Palavras chaves: Responsabilidade Civil; Transporte Aéreo, Relações de Consumo; Antinomia.
ABSTRACT: This article aims to propose a solution to problems involving the air transport of passengers and their luggage. From an analysis of the normative provisions that regulate this activity, an antinomy among the main diplomas is verified, among them the Warsaw Convention that disciplines the civil liability in the international air transport, the Brazilian Aeronautic Code, which disciplines the transport national air and the Consumer Code that defines the rule of civil liability in consumer relations, including air transport services. The antinomy between the mentioned diplomas is the subject of wide legal controversy, which generates some insecurity in the legal environment, since in the face of normative conflicts not always the legal answers to the mentioned problems are presented uniformly. In this sense, the present study will address briefly the elements of civil liability, the application of the Consumer Code in cases of civil liability in air transport involving consumer relations, the study of the normative conflict between the mentioned diplomas e. The topic is of great importance, since air transport is one of the most used today and obviously, the large number of trips gives rise to several incidents involving passengers and their luggage. The existing legal divergence and the proposal of a solution that aims to standardize the understanding about which is the applicable rule in face of the exposed problem. To reach the objective, normative dispositions, doctrinal and jurisprudential positions were analyzed, and from the study of these understandings a critical analysis was made to arrive at the research results. In the methodology, an “analytical” approach was made by allowing multiple sources to understand the main concepts and institutes that underpin the proposed study. The method of “critical analysis” was also used in the topic dealing with the applicable rules for civil liability cases in air transport. The study followed a systematic plan, presenting the main legal aspects, which although analyzed separately, allowed a coordinated and harmonious scientific path, allowing a logical construction of understanding in the validation of the propositions resulting from the research objective.

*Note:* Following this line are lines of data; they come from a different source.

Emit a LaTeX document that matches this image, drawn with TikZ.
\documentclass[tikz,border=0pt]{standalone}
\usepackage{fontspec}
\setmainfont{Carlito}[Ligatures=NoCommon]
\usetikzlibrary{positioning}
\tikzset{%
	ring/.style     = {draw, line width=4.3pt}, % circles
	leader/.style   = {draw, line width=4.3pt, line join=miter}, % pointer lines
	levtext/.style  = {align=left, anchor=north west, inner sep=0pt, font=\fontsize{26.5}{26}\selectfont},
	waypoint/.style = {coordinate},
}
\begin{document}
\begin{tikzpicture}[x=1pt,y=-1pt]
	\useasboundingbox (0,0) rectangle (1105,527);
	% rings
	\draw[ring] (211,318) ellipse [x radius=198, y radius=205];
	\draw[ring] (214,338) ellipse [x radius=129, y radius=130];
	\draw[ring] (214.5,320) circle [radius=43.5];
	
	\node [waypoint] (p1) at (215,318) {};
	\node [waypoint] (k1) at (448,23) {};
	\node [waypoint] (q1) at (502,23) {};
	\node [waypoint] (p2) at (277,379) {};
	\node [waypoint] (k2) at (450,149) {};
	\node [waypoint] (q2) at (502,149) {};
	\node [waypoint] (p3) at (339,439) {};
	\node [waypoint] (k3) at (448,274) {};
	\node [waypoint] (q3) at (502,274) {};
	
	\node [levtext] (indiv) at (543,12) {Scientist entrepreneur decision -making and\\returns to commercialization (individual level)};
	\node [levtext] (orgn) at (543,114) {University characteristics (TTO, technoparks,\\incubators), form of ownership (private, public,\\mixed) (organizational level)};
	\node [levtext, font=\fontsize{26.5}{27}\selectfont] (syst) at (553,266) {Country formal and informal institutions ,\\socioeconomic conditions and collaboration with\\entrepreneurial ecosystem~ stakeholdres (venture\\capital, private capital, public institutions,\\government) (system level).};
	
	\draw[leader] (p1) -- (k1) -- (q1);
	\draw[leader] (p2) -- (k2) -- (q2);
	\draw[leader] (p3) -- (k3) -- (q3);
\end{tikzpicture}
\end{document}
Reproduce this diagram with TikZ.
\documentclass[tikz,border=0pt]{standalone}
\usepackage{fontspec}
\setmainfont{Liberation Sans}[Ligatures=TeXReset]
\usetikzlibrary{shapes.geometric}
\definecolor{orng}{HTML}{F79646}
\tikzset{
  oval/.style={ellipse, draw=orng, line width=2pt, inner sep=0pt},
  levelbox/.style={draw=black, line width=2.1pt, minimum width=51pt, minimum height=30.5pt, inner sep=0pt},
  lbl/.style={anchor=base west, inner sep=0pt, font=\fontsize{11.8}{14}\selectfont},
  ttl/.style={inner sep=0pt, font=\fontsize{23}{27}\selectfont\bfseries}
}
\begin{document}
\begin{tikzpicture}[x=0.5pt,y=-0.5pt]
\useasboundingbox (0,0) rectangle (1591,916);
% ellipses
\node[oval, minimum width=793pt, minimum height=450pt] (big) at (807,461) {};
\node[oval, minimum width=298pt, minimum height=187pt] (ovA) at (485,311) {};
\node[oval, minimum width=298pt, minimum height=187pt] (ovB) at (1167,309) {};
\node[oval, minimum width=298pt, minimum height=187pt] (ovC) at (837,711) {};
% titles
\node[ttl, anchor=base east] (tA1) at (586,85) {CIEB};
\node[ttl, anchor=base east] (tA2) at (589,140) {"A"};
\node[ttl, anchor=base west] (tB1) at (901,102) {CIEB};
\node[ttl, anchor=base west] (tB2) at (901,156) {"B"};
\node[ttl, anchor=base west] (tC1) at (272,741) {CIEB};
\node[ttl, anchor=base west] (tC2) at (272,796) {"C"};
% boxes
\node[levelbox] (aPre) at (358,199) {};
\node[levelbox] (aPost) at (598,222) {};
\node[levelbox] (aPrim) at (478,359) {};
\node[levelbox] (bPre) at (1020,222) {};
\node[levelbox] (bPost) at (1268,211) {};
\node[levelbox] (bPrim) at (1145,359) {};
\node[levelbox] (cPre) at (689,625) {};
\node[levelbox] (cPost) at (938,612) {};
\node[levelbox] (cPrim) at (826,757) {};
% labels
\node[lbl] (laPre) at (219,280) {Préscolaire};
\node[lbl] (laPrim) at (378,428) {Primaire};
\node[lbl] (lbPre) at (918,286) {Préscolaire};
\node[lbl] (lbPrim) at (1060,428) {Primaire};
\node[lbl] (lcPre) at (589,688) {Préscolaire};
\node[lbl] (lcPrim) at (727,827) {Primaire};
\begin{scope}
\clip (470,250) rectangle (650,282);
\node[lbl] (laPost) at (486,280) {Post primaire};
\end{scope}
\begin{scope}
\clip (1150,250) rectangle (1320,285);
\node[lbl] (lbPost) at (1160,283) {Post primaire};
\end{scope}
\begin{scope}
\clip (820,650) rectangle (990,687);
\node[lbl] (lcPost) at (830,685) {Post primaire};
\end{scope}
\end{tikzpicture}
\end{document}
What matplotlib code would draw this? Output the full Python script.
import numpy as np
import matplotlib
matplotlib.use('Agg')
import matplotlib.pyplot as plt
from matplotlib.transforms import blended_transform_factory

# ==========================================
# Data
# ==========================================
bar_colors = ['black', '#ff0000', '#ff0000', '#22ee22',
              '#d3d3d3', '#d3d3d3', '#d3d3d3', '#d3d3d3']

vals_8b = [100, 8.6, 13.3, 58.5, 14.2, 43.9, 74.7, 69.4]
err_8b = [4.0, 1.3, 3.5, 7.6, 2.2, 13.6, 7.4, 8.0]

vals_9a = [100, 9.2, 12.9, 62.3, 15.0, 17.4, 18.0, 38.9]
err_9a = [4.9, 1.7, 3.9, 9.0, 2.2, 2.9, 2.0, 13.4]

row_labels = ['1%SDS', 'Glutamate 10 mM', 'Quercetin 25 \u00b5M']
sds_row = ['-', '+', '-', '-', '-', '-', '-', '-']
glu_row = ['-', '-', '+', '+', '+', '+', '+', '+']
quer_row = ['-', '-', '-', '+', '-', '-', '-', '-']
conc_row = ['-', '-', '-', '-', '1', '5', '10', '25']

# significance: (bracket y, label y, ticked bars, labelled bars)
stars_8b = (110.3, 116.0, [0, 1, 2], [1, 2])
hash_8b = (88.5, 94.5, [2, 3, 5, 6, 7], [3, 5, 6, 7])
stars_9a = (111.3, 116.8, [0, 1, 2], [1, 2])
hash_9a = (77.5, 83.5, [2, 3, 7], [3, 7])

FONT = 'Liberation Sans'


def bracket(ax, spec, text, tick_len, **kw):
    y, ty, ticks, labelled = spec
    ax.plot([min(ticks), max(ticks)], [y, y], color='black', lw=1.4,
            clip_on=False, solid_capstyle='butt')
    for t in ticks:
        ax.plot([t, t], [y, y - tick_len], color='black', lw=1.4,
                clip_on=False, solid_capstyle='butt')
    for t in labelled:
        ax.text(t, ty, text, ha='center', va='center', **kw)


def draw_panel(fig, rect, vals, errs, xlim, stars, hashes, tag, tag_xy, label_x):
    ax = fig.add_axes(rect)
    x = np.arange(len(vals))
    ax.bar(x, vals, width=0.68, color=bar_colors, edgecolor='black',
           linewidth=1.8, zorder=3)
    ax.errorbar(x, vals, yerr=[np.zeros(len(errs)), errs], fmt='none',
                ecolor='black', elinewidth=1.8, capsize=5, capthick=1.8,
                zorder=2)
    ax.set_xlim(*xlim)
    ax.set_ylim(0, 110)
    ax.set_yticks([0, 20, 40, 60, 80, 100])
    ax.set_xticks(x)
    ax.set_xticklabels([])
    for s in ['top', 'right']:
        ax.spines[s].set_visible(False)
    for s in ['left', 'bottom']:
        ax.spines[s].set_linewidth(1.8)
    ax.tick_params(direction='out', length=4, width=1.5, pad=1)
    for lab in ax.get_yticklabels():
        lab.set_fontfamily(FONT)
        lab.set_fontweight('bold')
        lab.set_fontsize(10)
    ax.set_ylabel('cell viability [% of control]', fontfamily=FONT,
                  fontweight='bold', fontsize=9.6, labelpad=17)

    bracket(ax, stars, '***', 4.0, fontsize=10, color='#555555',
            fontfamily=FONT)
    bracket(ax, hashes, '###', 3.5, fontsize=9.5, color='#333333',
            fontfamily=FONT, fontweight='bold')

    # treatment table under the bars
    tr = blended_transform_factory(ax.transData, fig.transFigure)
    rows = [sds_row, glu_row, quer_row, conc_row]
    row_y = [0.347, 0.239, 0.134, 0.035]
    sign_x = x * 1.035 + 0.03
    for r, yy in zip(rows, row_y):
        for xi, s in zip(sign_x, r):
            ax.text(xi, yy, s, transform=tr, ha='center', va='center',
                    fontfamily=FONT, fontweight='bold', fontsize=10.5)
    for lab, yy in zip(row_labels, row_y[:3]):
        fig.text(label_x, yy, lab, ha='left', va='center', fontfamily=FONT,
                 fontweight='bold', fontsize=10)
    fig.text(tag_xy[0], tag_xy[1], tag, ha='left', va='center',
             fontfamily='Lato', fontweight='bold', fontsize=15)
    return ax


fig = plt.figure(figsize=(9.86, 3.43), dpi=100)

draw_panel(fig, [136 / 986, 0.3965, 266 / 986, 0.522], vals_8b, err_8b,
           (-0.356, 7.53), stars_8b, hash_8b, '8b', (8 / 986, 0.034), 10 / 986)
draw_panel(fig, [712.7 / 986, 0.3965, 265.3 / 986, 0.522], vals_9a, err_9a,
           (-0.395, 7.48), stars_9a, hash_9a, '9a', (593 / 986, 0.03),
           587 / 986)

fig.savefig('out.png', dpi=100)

Keywords: Civil Liability; Air Transport, Consumer Relations; Antinomy.
SUMÁRIO: INTRODUÇÃO. 1 RESPONSABILIDADE CIVIL 1.1 ORIGEM 1.2 ELEMENTOS. 1.1 ESPÉCIES 2 RELAÇÕES DE CONSUMO 3 ANTINOMIA NORMATIVA ENTRE OS PRINCIPAIS DIPLOMAS DISCIPLINADORES DA RESPONSABILIDADE CIVIL NO TRANSPORTE AÉREO. 4 CONCLUSÃO. 5 REFERÊNCIAS.
1. INTRODUÇÃO
O transporte aéreo é um dos mais utilizados na atualidade. A cada dia milhares de pessoas se utilizam desse tipo de transporte pelos mais diversos motivos (trabalho, lazer, estudos, dentre outros).
Por óbvio, o aumento da utilização desse meio de transporte, como toda atividade de risco, acarreta uma série de infortúnios (atrasos, extravios de bagagens, cancelamentos de vôos e até mesmo, ainda que de forma menos frequentes, acidentes que causam danos ou morte em passageiros. Na tentativa de solucionar esses infortúnios, três principais diplomas disciplinam essa atividade no Brasil e será objeto desse estudo, quais sejam: a Convenção de Varsóvia, Código Brasileiro da Aeronáutica e o Código de Defesa do Consumidor.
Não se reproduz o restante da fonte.